[Items listed in a dataset]
_ _ _
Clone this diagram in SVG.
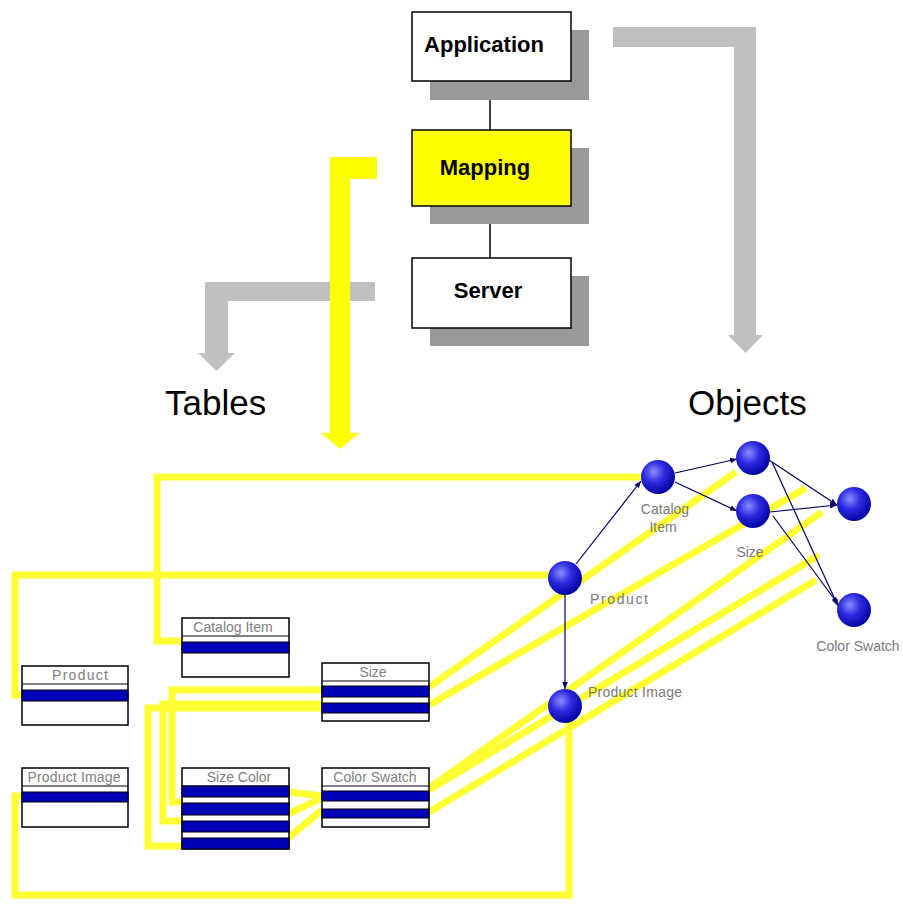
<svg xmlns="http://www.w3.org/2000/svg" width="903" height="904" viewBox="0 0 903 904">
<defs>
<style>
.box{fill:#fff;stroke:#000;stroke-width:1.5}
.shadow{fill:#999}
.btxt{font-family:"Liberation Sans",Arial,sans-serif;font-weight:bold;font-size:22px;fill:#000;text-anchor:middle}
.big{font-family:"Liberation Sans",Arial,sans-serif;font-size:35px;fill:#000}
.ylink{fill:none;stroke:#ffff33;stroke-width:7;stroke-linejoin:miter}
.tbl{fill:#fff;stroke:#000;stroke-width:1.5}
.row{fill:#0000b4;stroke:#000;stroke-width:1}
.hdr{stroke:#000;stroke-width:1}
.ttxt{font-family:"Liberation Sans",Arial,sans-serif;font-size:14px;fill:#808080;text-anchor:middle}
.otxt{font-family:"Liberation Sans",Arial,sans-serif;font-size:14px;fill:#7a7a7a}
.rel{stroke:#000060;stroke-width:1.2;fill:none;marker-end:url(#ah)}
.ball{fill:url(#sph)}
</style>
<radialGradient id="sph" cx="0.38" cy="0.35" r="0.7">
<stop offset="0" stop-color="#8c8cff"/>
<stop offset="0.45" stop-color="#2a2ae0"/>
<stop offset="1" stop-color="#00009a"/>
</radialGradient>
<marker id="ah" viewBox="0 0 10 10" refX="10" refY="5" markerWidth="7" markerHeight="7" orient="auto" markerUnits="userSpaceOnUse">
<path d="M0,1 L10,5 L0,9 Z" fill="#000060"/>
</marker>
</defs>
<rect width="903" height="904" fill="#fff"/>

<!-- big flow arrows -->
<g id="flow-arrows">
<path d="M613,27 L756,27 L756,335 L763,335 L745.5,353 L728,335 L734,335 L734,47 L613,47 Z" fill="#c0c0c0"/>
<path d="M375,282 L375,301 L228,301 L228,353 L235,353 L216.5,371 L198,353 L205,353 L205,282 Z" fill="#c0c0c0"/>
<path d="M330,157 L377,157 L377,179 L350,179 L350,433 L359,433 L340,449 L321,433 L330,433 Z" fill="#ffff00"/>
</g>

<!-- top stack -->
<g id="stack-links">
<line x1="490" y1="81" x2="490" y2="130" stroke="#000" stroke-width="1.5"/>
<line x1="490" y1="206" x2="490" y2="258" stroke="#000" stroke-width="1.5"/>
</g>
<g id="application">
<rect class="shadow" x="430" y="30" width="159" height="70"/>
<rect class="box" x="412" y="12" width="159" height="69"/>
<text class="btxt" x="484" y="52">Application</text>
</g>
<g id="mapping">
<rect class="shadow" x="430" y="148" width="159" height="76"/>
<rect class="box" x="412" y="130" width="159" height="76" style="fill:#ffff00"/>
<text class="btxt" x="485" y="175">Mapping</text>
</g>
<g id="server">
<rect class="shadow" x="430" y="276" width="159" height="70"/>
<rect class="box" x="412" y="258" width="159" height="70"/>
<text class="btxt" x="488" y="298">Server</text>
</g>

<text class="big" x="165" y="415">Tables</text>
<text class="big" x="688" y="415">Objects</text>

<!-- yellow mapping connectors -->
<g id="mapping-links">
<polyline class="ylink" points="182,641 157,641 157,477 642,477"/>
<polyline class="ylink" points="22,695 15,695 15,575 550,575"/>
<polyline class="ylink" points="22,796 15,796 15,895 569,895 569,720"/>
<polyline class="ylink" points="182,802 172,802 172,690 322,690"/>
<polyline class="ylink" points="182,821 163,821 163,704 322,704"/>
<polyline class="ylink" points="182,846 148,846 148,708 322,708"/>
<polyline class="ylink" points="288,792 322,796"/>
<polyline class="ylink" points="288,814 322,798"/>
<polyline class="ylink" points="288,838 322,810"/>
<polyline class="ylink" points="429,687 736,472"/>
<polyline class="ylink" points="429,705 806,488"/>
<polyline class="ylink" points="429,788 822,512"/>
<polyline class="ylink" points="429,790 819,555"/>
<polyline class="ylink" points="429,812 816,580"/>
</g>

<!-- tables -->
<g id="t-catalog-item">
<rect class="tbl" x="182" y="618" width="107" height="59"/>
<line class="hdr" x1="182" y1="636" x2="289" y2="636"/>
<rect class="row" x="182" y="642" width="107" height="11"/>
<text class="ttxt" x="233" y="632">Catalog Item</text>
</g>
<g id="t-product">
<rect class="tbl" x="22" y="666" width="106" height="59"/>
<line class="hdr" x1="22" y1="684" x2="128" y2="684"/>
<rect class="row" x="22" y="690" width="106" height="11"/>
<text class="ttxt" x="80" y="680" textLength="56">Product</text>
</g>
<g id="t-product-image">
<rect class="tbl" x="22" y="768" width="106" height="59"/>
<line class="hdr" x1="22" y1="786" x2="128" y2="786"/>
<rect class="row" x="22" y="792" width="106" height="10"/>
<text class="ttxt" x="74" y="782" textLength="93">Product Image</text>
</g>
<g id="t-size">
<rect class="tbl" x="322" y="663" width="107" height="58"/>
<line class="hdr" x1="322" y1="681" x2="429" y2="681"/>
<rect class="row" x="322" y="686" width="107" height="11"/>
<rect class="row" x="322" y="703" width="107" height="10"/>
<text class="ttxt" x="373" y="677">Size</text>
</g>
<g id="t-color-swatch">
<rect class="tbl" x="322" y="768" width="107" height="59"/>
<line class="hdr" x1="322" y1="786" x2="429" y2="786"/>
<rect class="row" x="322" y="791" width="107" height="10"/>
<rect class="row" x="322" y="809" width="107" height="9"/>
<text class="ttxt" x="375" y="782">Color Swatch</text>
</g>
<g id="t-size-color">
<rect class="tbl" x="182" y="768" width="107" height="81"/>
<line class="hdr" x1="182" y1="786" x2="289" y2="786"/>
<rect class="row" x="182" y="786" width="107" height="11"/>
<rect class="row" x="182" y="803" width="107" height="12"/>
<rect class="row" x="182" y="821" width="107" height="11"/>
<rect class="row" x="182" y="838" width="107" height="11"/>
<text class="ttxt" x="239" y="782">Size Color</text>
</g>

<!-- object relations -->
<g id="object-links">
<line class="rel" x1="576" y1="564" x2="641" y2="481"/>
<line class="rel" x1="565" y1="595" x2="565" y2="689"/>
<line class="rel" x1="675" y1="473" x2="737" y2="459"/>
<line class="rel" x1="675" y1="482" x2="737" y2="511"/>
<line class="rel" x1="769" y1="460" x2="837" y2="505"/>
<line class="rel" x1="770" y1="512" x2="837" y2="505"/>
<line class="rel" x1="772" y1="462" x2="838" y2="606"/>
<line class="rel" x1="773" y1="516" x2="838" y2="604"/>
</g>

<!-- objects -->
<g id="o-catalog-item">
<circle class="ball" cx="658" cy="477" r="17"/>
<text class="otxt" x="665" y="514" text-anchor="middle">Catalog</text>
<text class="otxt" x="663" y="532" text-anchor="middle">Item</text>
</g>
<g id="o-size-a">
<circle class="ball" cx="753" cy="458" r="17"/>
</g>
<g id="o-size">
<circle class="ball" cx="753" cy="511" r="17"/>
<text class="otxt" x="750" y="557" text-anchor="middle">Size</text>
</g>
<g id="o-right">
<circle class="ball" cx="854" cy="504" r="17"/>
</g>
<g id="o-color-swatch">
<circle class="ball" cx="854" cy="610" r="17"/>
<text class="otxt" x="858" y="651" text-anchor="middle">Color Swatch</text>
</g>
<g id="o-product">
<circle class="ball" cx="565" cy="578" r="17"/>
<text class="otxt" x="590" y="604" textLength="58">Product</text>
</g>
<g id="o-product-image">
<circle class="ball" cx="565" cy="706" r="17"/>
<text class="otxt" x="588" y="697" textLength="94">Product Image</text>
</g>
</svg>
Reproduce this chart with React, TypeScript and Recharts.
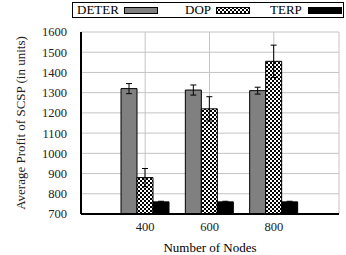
_ _ _
EXERCISE: Without the pictures, restate all the entries above exactly.

SOLUTION TO THE PROBLEM:
Clone this diagram in SVG.
<svg xmlns="http://www.w3.org/2000/svg" width="903" height="904" viewBox="0 0 903 904">
<defs>
<style>
.box{fill:#fff;stroke:#000;stroke-width:1.5}
.shadow{fill:#999}
.btxt{font-family:"Liberation Sans",Arial,sans-serif;font-weight:bold;font-size:22px;fill:#000;text-anchor:middle}
.big{font-family:"Liberation Sans",Arial,sans-serif;font-size:35px;fill:#000}
.ylink{fill:none;stroke:#ffff33;stroke-width:7;stroke-linejoin:miter}
.tbl{fill:#fff;stroke:#000;stroke-width:1.5}
.row{fill:#0000b4;stroke:#000;stroke-width:1}
.hdr{stroke:#000;stroke-width:1}
.ttxt{font-family:"Liberation Sans",Arial,sans-serif;font-size:14px;fill:#808080;text-anchor:middle}
.otxt{font-family:"Liberation Sans",Arial,sans-serif;font-size:14px;fill:#7a7a7a}
.rel{stroke:#000060;stroke-width:1.2;fill:none;marker-end:url(#ah)}
.ball{fill:url(#sph)}
</style>
<radialGradient id="sph" cx="0.38" cy="0.35" r="0.7">
<stop offset="0" stop-color="#8c8cff"/>
<stop offset="0.45" stop-color="#2a2ae0"/>
<stop offset="1" stop-color="#00009a"/>
</radialGradient>
<marker id="ah" viewBox="0 0 10 10" refX="10" refY="5" markerWidth="7" markerHeight="7" orient="auto" markerUnits="userSpaceOnUse">
<path d="M0,1 L10,5 L0,9 Z" fill="#000060"/>
</marker>
</defs>
<rect width="903" height="904" fill="#fff"/>

<!-- big flow arrows -->
<g id="flow-arrows">
<path d="M613,27 L756,27 L756,335 L763,335 L745.5,353 L728,335 L734,335 L734,47 L613,47 Z" fill="#c0c0c0"/>
<path d="M375,282 L375,301 L228,301 L228,353 L235,353 L216.5,371 L198,353 L205,353 L205,282 Z" fill="#c0c0c0"/>
<path d="M330,157 L377,157 L377,179 L350,179 L350,433 L359,433 L340,449 L321,433 L330,433 Z" fill="#ffff00"/>
</g>

<!-- top stack -->
<g id="stack-links">
<line x1="490" y1="81" x2="490" y2="130" stroke="#000" stroke-width="1.5"/>
<line x1="490" y1="206" x2="490" y2="258" stroke="#000" stroke-width="1.5"/>
</g>
<g id="application">
<rect class="shadow" x="430" y="30" width="159" height="70"/>
<rect class="box" x="412" y="12" width="159" height="69"/>
<text class="btxt" x="484" y="52">Application</text>
</g>
<g id="mapping">
<rect class="shadow" x="430" y="148" width="159" height="76"/>
<rect class="box" x="412" y="130" width="159" height="76" style="fill:#ffff00"/>
<text class="btxt" x="485" y="175">Mapping</text>
</g>
<g id="server">
<rect class="shadow" x="430" y="276" width="159" height="70"/>
<rect class="box" x="412" y="258" width="159" height="70"/>
<text class="btxt" x="488" y="298">Server</text>
</g>

<text class="big" x="165" y="415">Tables</text>
<text class="big" x="688" y="415">Objects</text>

<!-- yellow mapping connectors -->
<g id="mapping-links">
<polyline class="ylink" points="182,641 157,641 157,477 642,477"/>
<polyline class="ylink" points="22,695 15,695 15,575 550,575"/>
<polyline class="ylink" points="22,796 15,796 15,895 569,895 569,720"/>
<polyline class="ylink" points="182,802 172,802 172,690 322,690"/>
<polyline class="ylink" points="182,821 163,821 163,704 322,704"/>
<polyline class="ylink" points="182,846 148,846 148,708 322,708"/>
<polyline class="ylink" points="288,792 322,796"/>
<polyline class="ylink" points="288,814 322,798"/>
<polyline class="ylink" points="288,838 322,810"/>
<polyline class="ylink" points="429,687 736,472"/>
<polyline class="ylink" points="429,705 806,488"/>
<polyline class="ylink" points="429,788 822,512"/>
<polyline class="ylink" points="429,790 819,555"/>
<polyline class="ylink" points="429,812 816,580"/>
</g>

<!-- tables -->
<g id="t-catalog-item">
<rect class="tbl" x="182" y="618" width="107" height="59"/>
<line class="hdr" x1="182" y1="636" x2="289" y2="636"/>
<rect class="row" x="182" y="642" width="107" height="11"/>
<text class="ttxt" x="233" y="632">Catalog Item</text>
</g>
<g id="t-product">
<rect class="tbl" x="22" y="666" width="106" height="59"/>
<line class="hdr" x1="22" y1="684" x2="128" y2="684"/>
<rect class="row" x="22" y="690" width="106" height="11"/>
<text class="ttxt" x="80" y="680" textLength="56">Product</text>
</g>
<g id="t-product-image">
<rect class="tbl" x="22" y="768" width="106" height="59"/>
<line class="hdr" x1="22" y1="786" x2="128" y2="786"/>
<rect class="row" x="22" y="792" width="106" height="10"/>
<text class="ttxt" x="74" y="782" textLength="93">Product Image</text>
</g>
<g id="t-size">
<rect class="tbl" x="322" y="663" width="107" height="58"/>
<line class="hdr" x1="322" y1="681" x2="429" y2="681"/>
<rect class="row" x="322" y="686" width="107" height="11"/>
<rect class="row" x="322" y="703" width="107" height="10"/>
<text class="ttxt" x="373" y="677">Size</text>
</g>
<g id="t-color-swatch">
<rect class="tbl" x="322" y="768" width="107" height="59"/>
<line class="hdr" x1="322" y1="786" x2="429" y2="786"/>
<rect class="row" x="322" y="791" width="107" height="10"/>
<rect class="row" x="322" y="809" width="107" height="9"/>
<text class="ttxt" x="375" y="782">Color Swatch</text>
</g>
<g id="t-size-color">
<rect class="tbl" x="182" y="768" width="107" height="81"/>
<line class="hdr" x1="182" y1="786" x2="289" y2="786"/>
<rect class="row" x="182" y="786" width="107" height="11"/>
<rect class="row" x="182" y="803" width="107" height="12"/>
<rect class="row" x="182" y="821" width="107" height="11"/>
<rect class="row" x="182" y="838" width="107" height="11"/>
<text class="ttxt" x="239" y="782">Size Color</text>
</g>

<!-- object relations -->
<g id="object-links">
<line class="rel" x1="576" y1="564" x2="641" y2="481"/>
<line class="rel" x1="565" y1="595" x2="565" y2="689"/>
<line class="rel" x1="675" y1="473" x2="737" y2="459"/>
<line class="rel" x1="675" y1="482" x2="737" y2="511"/>
<line class="rel" x1="769" y1="460" x2="837" y2="505"/>
<line class="rel" x1="770" y1="512" x2="837" y2="505"/>
<line class="rel" x1="772" y1="462" x2="838" y2="606"/>
<line class="rel" x1="773" y1="516" x2="838" y2="604"/>
</g>

<!-- objects -->
<g id="o-catalog-item">
<circle class="ball" cx="658" cy="477" r="17"/>
<text class="otxt" x="665" y="514" text-anchor="middle">Catalog</text>
<text class="otxt" x="663" y="532" text-anchor="middle">Item</text>
</g>
<g id="o-size-a">
<circle class="ball" cx="753" cy="458" r="17"/>
</g>
<g id="o-size">
<circle class="ball" cx="753" cy="511" r="17"/>
<text class="otxt" x="750" y="557" text-anchor="middle">Size</text>
</g>
<g id="o-right">
<circle class="ball" cx="854" cy="504" r="17"/>
</g>
<g id="o-color-swatch">
<circle class="ball" cx="854" cy="610" r="17"/>
<text class="otxt" x="858" y="651" text-anchor="middle">Color Swatch</text>
</g>
<g id="o-product">
<circle class="ball" cx="565" cy="578" r="17"/>
<text class="otxt" x="590" y="604" textLength="58">Product</text>
</g>
<g id="o-product-image">
<circle class="ball" cx="565" cy="706" r="17"/>
<text class="otxt" x="588" y="697" textLength="94">Product Image</text>
</g>
</svg>
Reproduce this chart with React, TypeScript and Recharts.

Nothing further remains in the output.